For now, the question still was, Why had I been inside that capsule for so long? What had gone wrong?
We mulled that over on the way back to campus. The attendant had insisted repeatedly, in a slightly snide tone of voice, that there was no way the alarm wouldn’t have gone off had I actually been locked inside the capsule. She seemed to be saying that I’d only pretended to be locked in.
As if anyone would do something so stupid.
To get attention, she hinted.
Oh, yeah, sure. Wouldn’t we all risk serious burns and horrible pain just to get attention? I may not be the most noticeable person in the world, but I’d have to be seriously insane to choose second-degree burns all over my body as a way of standing out in a crowd.
“You could have ended up in the hospital!” the attendant said, her upper lip curling slightly as she frantically checked and double-checked all the wiring, the levers, the buttons, on my capsule. “Don’t you realize how dangerous overdoing it can be? If you’ve broken this capsule, you’ll have to pay for it.”
She could find nothing wrong with the capsule. She also found no sign of malfunction.
Worse than anything was that I wasn’t even sure my friends believed me.
“I couldn’t get out,” I repeated when we were in the car. “I tried. I pushed and kicked and shoved, but that lid was not about to move. Something was wrong with it.”

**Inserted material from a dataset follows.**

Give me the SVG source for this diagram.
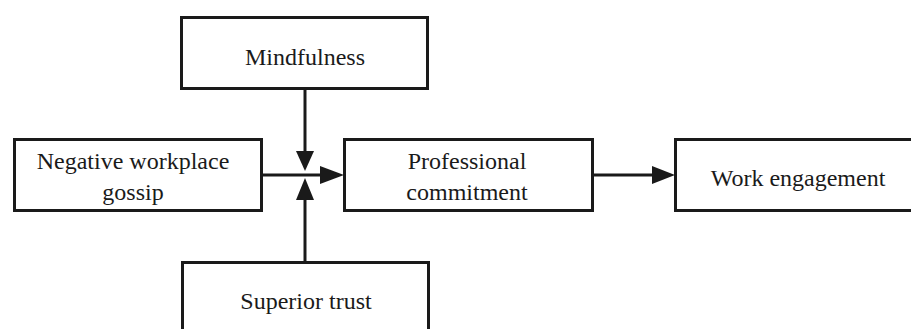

“You look like a lobster,” Nat said from the backseat. “I
told
you you would. Why didn’t you listen to me?”
Exactly what I was asking myself. “I also pushed the alarm button,” I insisted. “Nothing happened.”
“The attendant checked it,” Bay said. “Couldn’t find anything wrong with it. You sure you’re okay?”
No, I was definitely not okay. I’d been removed from the hot coals a few minutes too late. My entire body was on fire, and inside, I was shaking. I wondered if I was going to blister.
And then I thought of Hoop.
What I was feeling now, he had to be feeling ten thousand times worse.
“I want to go to the hospital,” I said suddenly.
“You feel that bad?” Eli asked, alarm in his voice. He’d changed his mind and left his capsule after two minutes, and like Nat, had no tan, although his cheekbones had a nice glow to them. Mindy didn’t have any color, either. She admitted that once inside the booth she’d changed her mind, and just lay there, thinking about Hoop.
“No, I don’t feel that bad,” I answered Eli. “But I want to see Hoop.”
“We can’t,” he reminded me. “They won’t let us.”
“We’re his best friends, Eli,” I said through stiff, stinging lips. I turned to Bay. “Please. Just for a few minutes. Maybe he’s much better.”